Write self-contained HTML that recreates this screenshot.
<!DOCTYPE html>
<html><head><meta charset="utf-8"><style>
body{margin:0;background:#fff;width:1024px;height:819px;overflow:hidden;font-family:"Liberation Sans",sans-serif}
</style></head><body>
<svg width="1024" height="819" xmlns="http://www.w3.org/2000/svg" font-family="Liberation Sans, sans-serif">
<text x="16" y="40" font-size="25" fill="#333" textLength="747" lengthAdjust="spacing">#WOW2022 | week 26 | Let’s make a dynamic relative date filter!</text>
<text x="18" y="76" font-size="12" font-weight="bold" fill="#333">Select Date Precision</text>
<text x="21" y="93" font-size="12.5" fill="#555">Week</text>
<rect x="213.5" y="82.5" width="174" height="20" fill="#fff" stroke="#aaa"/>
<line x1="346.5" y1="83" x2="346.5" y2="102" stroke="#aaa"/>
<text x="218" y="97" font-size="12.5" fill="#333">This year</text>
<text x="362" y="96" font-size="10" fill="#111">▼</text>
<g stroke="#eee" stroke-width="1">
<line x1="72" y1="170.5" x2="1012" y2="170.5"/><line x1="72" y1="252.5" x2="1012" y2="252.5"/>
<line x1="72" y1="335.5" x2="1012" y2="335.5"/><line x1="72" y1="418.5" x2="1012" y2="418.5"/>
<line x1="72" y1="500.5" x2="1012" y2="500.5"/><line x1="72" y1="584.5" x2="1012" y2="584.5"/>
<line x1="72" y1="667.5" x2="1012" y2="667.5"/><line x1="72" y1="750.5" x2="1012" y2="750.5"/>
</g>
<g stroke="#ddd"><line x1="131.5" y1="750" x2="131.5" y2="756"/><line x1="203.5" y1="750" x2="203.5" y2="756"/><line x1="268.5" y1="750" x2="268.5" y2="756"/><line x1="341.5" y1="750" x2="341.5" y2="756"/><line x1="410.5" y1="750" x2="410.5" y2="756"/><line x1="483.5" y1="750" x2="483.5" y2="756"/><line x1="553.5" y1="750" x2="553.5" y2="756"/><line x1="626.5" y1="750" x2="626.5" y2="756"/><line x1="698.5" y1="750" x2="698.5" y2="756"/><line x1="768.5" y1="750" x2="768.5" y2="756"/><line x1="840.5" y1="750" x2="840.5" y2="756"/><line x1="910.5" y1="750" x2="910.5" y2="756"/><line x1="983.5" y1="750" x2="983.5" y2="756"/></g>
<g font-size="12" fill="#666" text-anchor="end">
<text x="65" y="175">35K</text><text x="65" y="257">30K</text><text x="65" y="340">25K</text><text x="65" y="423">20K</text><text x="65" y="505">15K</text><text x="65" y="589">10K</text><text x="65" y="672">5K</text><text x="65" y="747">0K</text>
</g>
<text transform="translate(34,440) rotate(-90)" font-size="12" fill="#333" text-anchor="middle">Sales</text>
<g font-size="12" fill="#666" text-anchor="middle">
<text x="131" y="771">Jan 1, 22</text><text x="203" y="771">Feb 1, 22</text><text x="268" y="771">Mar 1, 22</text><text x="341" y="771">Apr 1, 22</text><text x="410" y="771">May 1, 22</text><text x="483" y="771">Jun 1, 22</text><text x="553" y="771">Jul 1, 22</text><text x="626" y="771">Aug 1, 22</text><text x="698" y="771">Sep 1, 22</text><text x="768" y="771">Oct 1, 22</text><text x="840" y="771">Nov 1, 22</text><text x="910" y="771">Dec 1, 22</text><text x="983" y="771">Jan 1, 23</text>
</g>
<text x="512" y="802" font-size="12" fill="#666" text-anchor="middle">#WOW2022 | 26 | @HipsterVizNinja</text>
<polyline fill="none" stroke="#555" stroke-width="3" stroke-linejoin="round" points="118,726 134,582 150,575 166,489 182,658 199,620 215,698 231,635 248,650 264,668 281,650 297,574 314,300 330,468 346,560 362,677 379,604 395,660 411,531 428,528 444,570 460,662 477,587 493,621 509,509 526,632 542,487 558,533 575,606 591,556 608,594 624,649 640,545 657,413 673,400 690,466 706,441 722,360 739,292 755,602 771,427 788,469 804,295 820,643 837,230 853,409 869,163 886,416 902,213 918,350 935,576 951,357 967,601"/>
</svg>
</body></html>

**Task statement:** Each line of the material above needs to be quoted exactly, please.

**Task answer:**
Write self-contained HTML that recreates this screenshot.
<!DOCTYPE html>
<html><head><meta charset="utf-8"><style>
body{margin:0;background:#fff;width:1024px;height:819px;overflow:hidden;font-family:"Liberation Sans",sans-serif}
</style></head><body>
<svg width="1024" height="819" xmlns="http://www.w3.org/2000/svg" font-family="Liberation Sans, sans-serif">
<text x="16" y="40" font-size="25" fill="#333" textLength="747" lengthAdjust="spacing">#WOW2022 | week 26 | Let’s make a dynamic relative date filter!</text>
<text x="18" y="76" font-size="12" font-weight="bold" fill="#333">Select Date Precision</text>
<text x="21" y="93" font-size="12.5" fill="#555">Week</text>
<rect x="213.5" y="82.5" width="174" height="20" fill="#fff" stroke="#aaa"/>
<line x1="346.5" y1="83" x2="346.5" y2="102" stroke="#aaa"/>
<text x="218" y="97" font-size="12.5" fill="#333">This year</text>
<text x="362" y="96" font-size="10" fill="#111">▼</text>
<g stroke="#eee" stroke-width="1">
<line x1="72" y1="170.5" x2="1012" y2="170.5"/><line x1="72" y1="252.5" x2="1012" y2="252.5"/>
<line x1="72" y1="335.5" x2="1012" y2="335.5"/><line x1="72" y1="418.5" x2="1012" y2="418.5"/>
<line x1="72" y1="500.5" x2="1012" y2="500.5"/><line x1="72" y1="584.5" x2="1012" y2="584.5"/>
<line x1="72" y1="667.5" x2="1012" y2="667.5"/><line x1="72" y1="750.5" x2="1012" y2="750.5"/>
</g>
<g stroke="#ddd"><line x1="131.5" y1="750" x2="131.5" y2="756"/><line x1="203.5" y1="750" x2="203.5" y2="756"/><line x1="268.5" y1="750" x2="268.5" y2="756"/><line x1="341.5" y1="750" x2="341.5" y2="756"/><line x1="410.5" y1="750" x2="410.5" y2="756"/><line x1="483.5" y1="750" x2="483.5" y2="756"/><line x1="553.5" y1="750" x2="553.5" y2="756"/><line x1="626.5" y1="750" x2="626.5" y2="756"/><line x1="698.5" y1="750" x2="698.5" y2="756"/><line x1="768.5" y1="750" x2="768.5" y2="756"/><line x1="840.5" y1="750" x2="840.5" y2="756"/><line x1="910.5" y1="750" x2="910.5" y2="756"/><line x1="983.5" y1="750" x2="983.5" y2="756"/></g>
<g font-size="12" fill="#666" text-anchor="end">
<text x="65" y="175">35K</text><text x="65" y="257">30K</text><text x="65" y="340">25K</text><text x="65" y="423">20K</text><text x="65" y="505">15K</text><text x="65" y="589">10K</text><text x="65" y="672">5K</text><text x="65" y="747">0K</text>
</g>
<text transform="translate(34,440) rotate(-90)" font-size="12" fill="#333" text-anchor="middle">Sales</text>
<g font-size="12" fill="#666" text-anchor="middle">
<text x="131" y="771">Jan 1, 22</text><text x="203" y="771">Feb 1, 22</text><text x="268" y="771">Mar 1, 22</text><text x="341" y="771">Apr 1, 22</text><text x="410" y="771">May 1, 22</text><text x="483" y="771">Jun 1, 22</text><text x="553" y="771">Jul 1, 22</text><text x="626" y="771">Aug 1, 22</text><text x="698" y="771">Sep 1, 22</text><text x="768" y="771">Oct 1, 22</text><text x="840" y="771">Nov 1, 22</text><text x="910" y="771">Dec 1, 22</text><text x="983" y="771">Jan 1, 23</text>
</g>
<text x="512" y="802" font-size="12" fill="#666" text-anchor="middle">#WOW2022 | 26 | @HipsterVizNinja</text>
<polyline fill="none" stroke="#555" stroke-width="3" stroke-linejoin="round" points="118,726 134,582 150,575 166,489 182,658 199,620 215,698 231,635 248,650 264,668 281,650 297,574 314,300 330,468 346,560 362,677 379,604 395,660 411,531 428,528 444,570 460,662 477,587 493,621 509,509 526,632 542,487 558,533 575,606 591,556 608,594 624,649 640,545 657,413 673,400 690,466 706,441 722,360 739,292 755,602 771,427 788,469 804,295 820,643 837,230 853,409 869,163 886,416 902,213 918,350 935,576 951,357 967,601"/>
</svg>
</body></html>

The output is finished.